Début octobre 2021, l’Irlande a fini par accepter de signer l’accord d’harmonisation fiscale proposé par l’OCDE. Ce texte, qui pourrait entrer en vigueur en 2023, impose un taux d’imposition minimum de 15 % sur les bénéfices des multinationales, et, surtout, un localisation d’une part de ces bénéfices dans les pays où les activités sont réellement réalisées. De quoi remettre en question le « paradis fiscal irlandais » qui avait permis à Dublin d’attirer les sièges européens de la plupart des géants du web à des fins d’optimisation fiscale ?
Cette année 2021 voit émerger un accord historique d’harmonisation fiscale, qui semblait parfaitement irréaliste voici encore deux ans. Mais une crise sanitaire mondiale est passée par là, et les gouvernements du monde entier ont compris la nécessité de lutter ensemble contre l’optimisation fiscale.
Vers un taux d’imposition de 15 % pour toutes les multinationales
L’OCDE est ainsi parvenu à boucler un accord s’appuyant sur deux piliers. Le premier est une réaffectation par les multinationales d’une part de leur impôt sur les bénéfices aux pays « de marché », c’est-à-dire ceux où elles réalisent leurs activités. Il concerne les entreprises réalisant plus de 20 milliards de dollars de chiffre d’affaire, avec un taux de rentabilité supérieur à 10 %.
Le second pilier impose un taux d’imposition minimum de 15 % sur les bénéfices des entreprises réalisant plus de 750 millions de dollars de chiffre d’affaire annuel. Le 7 octobre 2021, les trois derniers Etats de l’Union Européenne qui ne l’avaient pas encore accepté (Irlande, Hongrie, Estonie) ont rejoint les 130 pays déjà signataires, qui représentent 90 % du PIB mondial.
L’Irlande valide l’accord de l’OCDE sur l’imposition des GAFAM
Le premier pilier touche fortement le modèle fiscal irlandais. En effet, l’Irlande a profité d’un taux d’imposition sur les sociétés particulièrement bas, à 12,5 %, pour attirer les sièges sociaux européens de la plupart des géants du web, dont Facebook ou Google. Ces entreprises américaines font ensuite facturer à leur filiale irlandaise la majorité du chiffre d’affaire réalisé dans les autres pays de l’Union.
Ce procédé d’optimisation fiscale, légal mais moralement discutable, permet aux GAFAM de délocaliser leurs bénéfices en Irlande, où le taux d’imposition est plus faible.

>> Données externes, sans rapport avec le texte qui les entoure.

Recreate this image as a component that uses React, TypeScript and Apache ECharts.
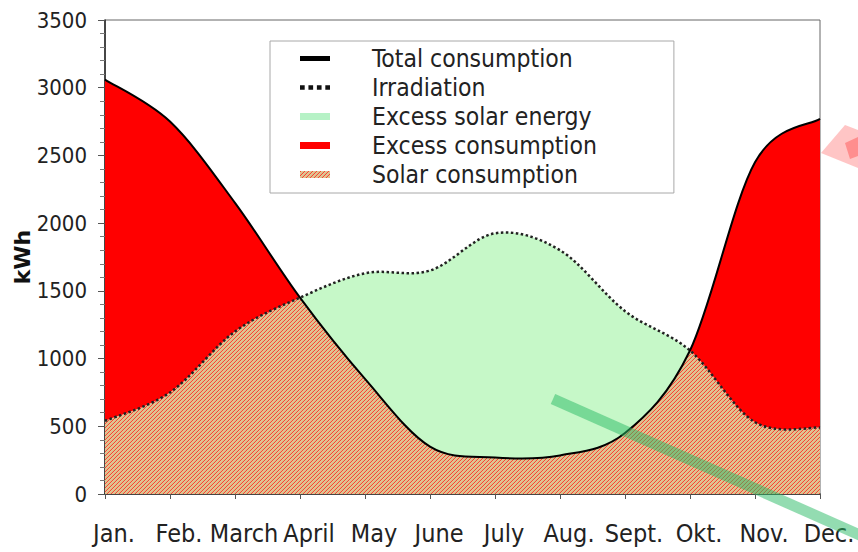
import React, { useEffect, useRef } from "react";
import * as echarts from "echarts";

// ---- data ----
const months = ["Jan.", "Feb.", "March", "April", "May", "June", "July", "Aug.", "Sept.", "Okt.", "Nov.", "Dec."];
const totalConsumption = [3060, 2750, 2150, 1450, 850, 350, 270, 285, 450, 1060, 2450, 2770];
const irradiation = [540, 750, 1200, 1450, 1630, 1650, 1925, 1800, 1350, 1060, 530, 490];
const yMin = 0;
const yMax = 3500;
const yInterval = 500;

const legendNames = ["Total consumption", "Irradiation", "Excess solar energy", "Excess consumption", "Solar consumption"];

const FONT = "'DejaVu Sans Condensed', 'DejaVu Sans', sans-serif";
const RED = "#ff0000";
const GREEN = "#c6f8c8";
const S = 1 / 6;

function makeHatch(): any {
  const c = document.createElement("canvas");
  c.width = 4;
  c.height = 4;
  const ctx = c.getContext("2d")!;
  const img = ctx.createImageData(4, 4);
  const cols = [
    [230, 80, 62],
    [246, 186, 142],
    [200, 208, 152],
    [242, 176, 128],
  ];
  for (let y = 0; y < 4; y++) {
    for (let x = 0; x < 4; x++) {
      const col = cols[(x + y) % 4];
      const o = (y * 4 + x) * 4;
      img.data[o] = col[0];
      img.data[o + 1] = col[1];
      img.data[o + 2] = col[2];
      img.data[o + 3] = 255;
    }
  }
  ctx.putImageData(img, 0, 0);
  return { image: c.toDataURL(), repeat: "repeat", imageWidth: 4, imageHeight: 4 };
}

type Seg = { c1: number[]; c2: number[]; p1: number[]; p2: number[] };

function buildSegs(p: number[][]): Seg[] {
  const n = p.length;
  const segs: Seg[] = [];
  for (let k = 0; k < n - 1; k++) {
    const p0 = p[Math.max(0, k - 1)];
    const p1 = p[k];
    const p2 = p[k + 1];
    const p3 = p[Math.min(n - 1, k + 2)];
    segs.push({
      c1: [p1[0] + (p2[0] - p0[0]) * S, p1[1] + (p2[1] - p0[1]) * S],
      c2: [p2[0] - (p3[0] - p1[0]) * S, p2[1] - (p3[1] - p1[1]) * S],
      p1,
      p2,
    });
  }
  return segs;
}

const f = (q: number[]) => `${q[0].toFixed(2)},${q[1].toFixed(2)}`;
function fwd(segs: Seg[], a: number, b: number) {
  let d = "";
  for (let k = a; k < b; k++) d += ` C${f(segs[k].c1)} ${f(segs[k].c2)} ${f(segs[k].p2)}`;
  return d;
}
function bwd(segs: Seg[], a: number, b: number) {
  let d = "";
  for (let k = b - 1; k >= a; k--) d += ` C${f(segs[k].c2)} ${f(segs[k].c1)} ${f(segs[k].p1)}`;
  return d;
}

function geometry(api: any) {
  const T = totalConsumption.map((v, k) => api.coord([k, v]));
  const I = irradiation.map((v, k) => api.coord([k, v]));
  const tS = buildSegs(T);
  const iS = buildSegs(I);
  const n = months.length;
  const base = api.coord([0, 0])[1];
  const consAbove: boolean[] = [];
  for (let k = 0; k < n - 1; k++) {
    consAbove.push(totalConsumption[k] + totalConsumption[k + 1] >= irradiation[k] + irradiation[k + 1]);
  }
  let hatch = `M${T[0][0].toFixed(2)},${base.toFixed(2)} L${f(consAbove[0] ? I[0] : T[0])}`;
  for (let k = 0; k < n - 1; k++) hatch += consAbove[k] ? fwd(iS, k, k + 1) : fwd(tS, k, k + 1);
  hatch += ` L${T[n - 1][0].toFixed(2)},${base.toFixed(2)} Z`;
  let red = "";
  let green = "";
  let a = 0;
  while (a < n - 1) {
    let b = a;
    while (b < n - 1 && consAbove[b] === consAbove[a]) b++;
    if (consAbove[a]) {
      red += ` M${f(T[a])}` + fwd(tS, a, b) + ` L${f(I[b])}` + bwd(iS, a, b) + " Z";
    } else {
      green += ` M${f(I[a])}` + fwd(iS, a, b) + ` L${f(T[b])}` + bwd(tS, a, b) + " Z";
    }
    a = b;
  }
  const tLine = `M${f(T[0])}` + fwd(tS, 0, n - 1);
  const iLine = `M${f(I[0])}` + fwd(iS, 0, n - 1);
  return { hatch, red, green, tLine, iLine };
}

export default function App() {
  const ref = useRef<HTMLDivElement>(null);
  useEffect(() => {
    if (!ref.current) return;
    const chart = echarts.init(ref.current, null, { renderer: "svg" });
    const hatch = makeHatch();

    const mk = (name: string, kind: string, z: number, color: any) => ({
      name,
      type: "custom",
      z,
      itemStyle: { color },
      data: [[0, 0]],
      renderItem: (params: any, api: any) => {
        if (params.dataIndex !== 0) return null;
        const g = geometry(api);
        if (kind === "hatch")
          return { type: "path", silent: true, shape: { pathData: g.hatch }, style: { fill: hatch, stroke: null } };
        if (kind === "red")
          return { type: "path", silent: true, shape: { pathData: g.red }, style: { fill: RED, stroke: null } };
        if (kind === "green")
          return { type: "path", silent: true, shape: { pathData: g.green }, style: { fill: GREEN, stroke: null } };
        if (kind === "total")
          return {
            type: "path",
            silent: true,
            shape: { pathData: g.tLine },
            style: { fill: "none", stroke: "#000", lineWidth: 2 },
          };
        return {
          type: "path",
          silent: true,
          shape: { pathData: g.iLine },
          style: { fill: "none", stroke: "#222", lineWidth: 2.5, lineDash: [2.5, 2.5] },
        };
      },
    });

    const option: any = {
      animation: false,
      backgroundColor: "#fff",
      grid: {
        left: 105,
        right: 38,
        top: 20,
        bottom: 58,
        containLabel: false,
        outerBoundsMode: "none",
        show: true,
        borderColor: "#666",
        borderWidth: 1,
      },
      legend: {
        orient: "vertical",
        left: 270,
        top: 41,
        padding: [5, 77, 6, 30],
        backgroundColor: "#fff",
        borderColor: "#a8a8a8",
        borderWidth: 1,
        itemWidth: 30,
        itemHeight: 7,
        itemGap: 4,
        selectedMode: false,
        textStyle: { fontFamily: FONT, fontSize: 24.5, color: "#222", lineHeight: 24, padding: [0, 0, 0, 37] },
        data: [
          { name: legendNames[0], icon: "path://M0,0H30V5H0Z", itemStyle: { color: "#000" } },
          {
            name: legendNames[1],
            icon: "path://M0,0h5v5h-5z M9,0h5v5h-5z M18,0h5v5h-5z M27,0h5v5h-5z",
            itemStyle: { color: "#111" },
          },
          { name: legendNames[2], icon: "rect", itemStyle: { color: "#b6f2c6" } },
          { name: legendNames[3], icon: "rect", itemStyle: { color: RED } },
          { name: legendNames[4], icon: "rect", itemStyle: { color: hatch } },
        ],
      },
      xAxis: {
        type: "category",
        data: months,
        boundaryGap: false,
        axisLine: { lineStyle: { color: "#222", width: 1.5 } },
        axisTick: { show: true, length: 5, lineStyle: { color: "#555" } },
        axisLabel: { color: "#222", fontSize: 25, fontFamily: FONT, margin: 27, interval: 0, padding: [0, 0, 0, 18] },
        splitLine: { show: false },
      },
      yAxis: {
        type: "value",
        min: yMin,
        max: yMax,
        interval: yInterval,
        name: "kWh",
        nameLocation: "middle",
        nameGap: 72,
        nameRotate: 90,
        nameMoveOverlap: false,
        nameTextStyle: { fontSize: 22, fontWeight: "bold", fontFamily: "'DejaVu Sans', sans-serif", color: "#111" },
        axisLine: { show: true, lineStyle: { color: "#222", width: 1.5 } },
        axisTick: { show: true, length: 7, lineStyle: { color: "#555" } },
        minorTick: { show: true, splitNumber: 5, length: 5, lineStyle: { color: "#777" } },
        axisLabel: { color: "#222", fontSize: 22, fontFamily: FONT, margin: 18, formatter: (v: number) => String(v) },
        splitLine: { show: false },
      },
      series: [
        mk(legendNames[4], "hatch", 1, "#e07050"),
        mk(legendNames[3], "red", 2, RED),
        mk(legendNames[2], "green", 2, GREEN),
        mk(legendNames[1], "irr", 4, "#111"),
        mk(legendNames[0], "total", 5, "#000"),
      ],
      graphic: [
        {
          type: "line",
          silent: true,
          z: 100,
          shape: { x1: 553, y1: 399, x2: 880, y2: 544 },
          style: { stroke: "rgba(40,185,100,0.5)", lineWidth: 11 },
        },
        {
          type: "polygon",
          silent: true,
          z: 100,
          shape: { points: [[821, 153], [845, 125], [858, 130], [858, 168]] },
          style: { fill: "rgba(255,110,110,0.4)" },
        },
        {
          type: "polygon",
          silent: true,
          z: 101,
          shape: { points: [[845, 143], [858, 137], [858, 156], [850, 159]] },
          style: { fill: "rgba(255,60,60,0.4)" },
        },
      ],
    };
    chart.setOption(option);
    return () => chart.dispose();
  }, []);
  return <div ref={ref} style={{ position: "absolute", left: 0, top: 0, width: 858, height: 552 }} />;
}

Le texte de l’OCDE obligera ces géants du web à déclarer une partie de leurs bénéfices dans les pays où ils les réalisent effectivement – gonflant les recettes fiscales de ces pays, comme la France, l’Allemagne, l’Italie, l’Espagne… La mesure devrait rentrer en vigueur d’ici 2030.
Pourquoi l’Irlande a finalement accepté de signer ?
Ces nouvelles règles risquent donc de réduire les revenus fiscaux de l’Irlande. Ce qui explique pourquoi Dublin n’avait pas signé le texte, début juillet 2021. Certes, les tractations ayant amené à ce revirement sont restées secrètes.
Mais le contexte semblait clairement favorable. L’Irlande dispose d’un poids diplomatique limité au sein de l’Union Européenne, et fait face au Brexit, qui complexifie le commerce avec le Royaume-Uni et l’oblige à un rapprochement avec ses partenaires européens. Il est d’ailleurs probable que Dublin ait négocié avec Bruxelles un soutien sur d’autres questions-clés pour signer le texte.
Un manque à gagner fiscal à tempérer
Ensuite, l’impact sur les finances irlandaises pourrait ne pas être si important. Pour commencer, les 800 entreprises de la tech ayant installé leurs bureaux à Dublin ne seront pas toutes concernées par l’accord de l’OCDE. Les plus petites et, surtout, les moins rentables seront dispensées. Amazon, par exemple, a actuellement un taux de rentabilité inférieur à 10 %, ce qui lui permettrait, théoriquement, de maintenir l’intégralité de ses bénéfices en Irlande.
Enfin, l’Irlande va aussi être obligée de porter son taux d’imposition sur les sociétés à 15 %, au lieu de 12,5 % actuellement. Cela signifie que les revenus fiscaux versés par les géants de la tech à l’administration irlandaise vont augmenter de 20 %. Au final, le manque à gagner pourrait être réduit. L’Irlande pourra au passage décoller (en partie) son image de paradis fiscal. Un opération, au final, loin d’être 100 % négative pour Dublin.